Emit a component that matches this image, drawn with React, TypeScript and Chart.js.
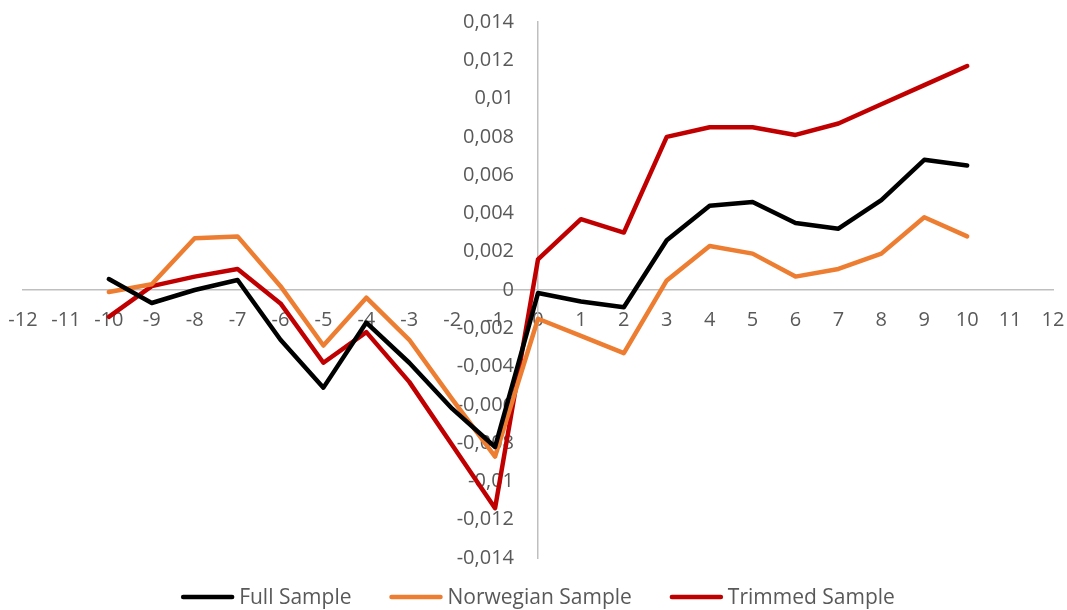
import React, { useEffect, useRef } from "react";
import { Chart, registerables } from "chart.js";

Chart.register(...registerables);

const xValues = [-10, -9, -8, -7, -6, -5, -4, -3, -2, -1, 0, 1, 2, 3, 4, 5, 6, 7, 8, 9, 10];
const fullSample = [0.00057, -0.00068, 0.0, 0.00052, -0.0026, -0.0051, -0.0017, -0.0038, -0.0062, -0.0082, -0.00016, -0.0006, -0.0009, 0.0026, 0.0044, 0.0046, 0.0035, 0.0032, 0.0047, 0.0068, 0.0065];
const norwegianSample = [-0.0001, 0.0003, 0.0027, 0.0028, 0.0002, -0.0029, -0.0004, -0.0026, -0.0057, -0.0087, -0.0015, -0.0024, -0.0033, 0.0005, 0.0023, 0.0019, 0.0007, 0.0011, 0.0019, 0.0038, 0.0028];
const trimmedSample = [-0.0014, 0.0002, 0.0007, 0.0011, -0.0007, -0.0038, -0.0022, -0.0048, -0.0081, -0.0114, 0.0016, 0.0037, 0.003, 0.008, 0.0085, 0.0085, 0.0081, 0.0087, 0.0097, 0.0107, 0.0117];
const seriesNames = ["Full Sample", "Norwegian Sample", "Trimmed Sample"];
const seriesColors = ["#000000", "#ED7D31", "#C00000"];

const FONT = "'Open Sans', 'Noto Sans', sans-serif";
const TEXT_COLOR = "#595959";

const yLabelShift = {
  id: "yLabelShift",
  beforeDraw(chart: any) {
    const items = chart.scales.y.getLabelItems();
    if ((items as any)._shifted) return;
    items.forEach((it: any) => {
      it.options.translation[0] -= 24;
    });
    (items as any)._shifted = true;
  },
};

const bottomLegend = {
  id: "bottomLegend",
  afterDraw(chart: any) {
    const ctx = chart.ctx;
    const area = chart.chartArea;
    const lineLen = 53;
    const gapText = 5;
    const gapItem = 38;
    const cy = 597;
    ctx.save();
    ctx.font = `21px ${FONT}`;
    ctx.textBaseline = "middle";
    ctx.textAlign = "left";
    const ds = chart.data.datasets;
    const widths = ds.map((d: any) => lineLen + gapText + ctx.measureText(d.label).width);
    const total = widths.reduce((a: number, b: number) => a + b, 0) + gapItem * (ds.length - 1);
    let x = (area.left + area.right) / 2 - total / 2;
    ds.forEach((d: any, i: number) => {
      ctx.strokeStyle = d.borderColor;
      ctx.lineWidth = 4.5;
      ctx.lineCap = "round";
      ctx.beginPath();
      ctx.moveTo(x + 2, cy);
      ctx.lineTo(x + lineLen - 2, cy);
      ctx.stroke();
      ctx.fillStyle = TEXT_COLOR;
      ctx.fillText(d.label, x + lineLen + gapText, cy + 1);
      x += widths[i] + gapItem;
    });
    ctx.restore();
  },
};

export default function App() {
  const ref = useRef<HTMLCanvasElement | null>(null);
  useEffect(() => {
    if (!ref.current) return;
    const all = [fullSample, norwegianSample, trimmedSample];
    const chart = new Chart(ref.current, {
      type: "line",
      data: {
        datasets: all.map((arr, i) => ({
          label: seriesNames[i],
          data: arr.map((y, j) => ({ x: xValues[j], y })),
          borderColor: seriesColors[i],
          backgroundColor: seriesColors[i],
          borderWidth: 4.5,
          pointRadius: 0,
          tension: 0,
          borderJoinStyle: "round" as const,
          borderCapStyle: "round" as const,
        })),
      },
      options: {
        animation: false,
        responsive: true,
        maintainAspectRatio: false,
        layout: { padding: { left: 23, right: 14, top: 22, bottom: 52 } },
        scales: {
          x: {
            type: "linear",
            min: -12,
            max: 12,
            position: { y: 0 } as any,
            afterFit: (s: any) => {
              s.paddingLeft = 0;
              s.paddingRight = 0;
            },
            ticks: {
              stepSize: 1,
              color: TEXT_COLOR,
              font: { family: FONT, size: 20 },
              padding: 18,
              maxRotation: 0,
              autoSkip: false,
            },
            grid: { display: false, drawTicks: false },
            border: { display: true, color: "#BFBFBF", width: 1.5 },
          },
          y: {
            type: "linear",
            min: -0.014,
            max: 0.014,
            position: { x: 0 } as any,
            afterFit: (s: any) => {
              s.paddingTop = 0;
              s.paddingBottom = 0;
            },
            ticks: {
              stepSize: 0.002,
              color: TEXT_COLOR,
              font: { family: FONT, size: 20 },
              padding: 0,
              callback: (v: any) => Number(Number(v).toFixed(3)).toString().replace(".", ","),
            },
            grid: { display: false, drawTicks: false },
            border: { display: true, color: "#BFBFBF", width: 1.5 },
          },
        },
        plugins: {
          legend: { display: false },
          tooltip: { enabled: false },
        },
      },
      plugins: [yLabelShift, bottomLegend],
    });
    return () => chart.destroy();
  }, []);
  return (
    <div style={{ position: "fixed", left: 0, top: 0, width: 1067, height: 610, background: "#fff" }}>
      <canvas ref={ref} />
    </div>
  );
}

::::::::

* _STATED EXERCISE_:
Starting with the first line of the data above and ending with the line containing "Chart.register(...registerables);", please restate every line exactly, leaving images out.

* _FINAL RESULT_:
Emit a component that matches this image, drawn with React, TypeScript and Chart.js.
import React, { useEffect, useRef } from "react";
import { Chart, registerables } from "chart.js";

Chart.register(...registerables);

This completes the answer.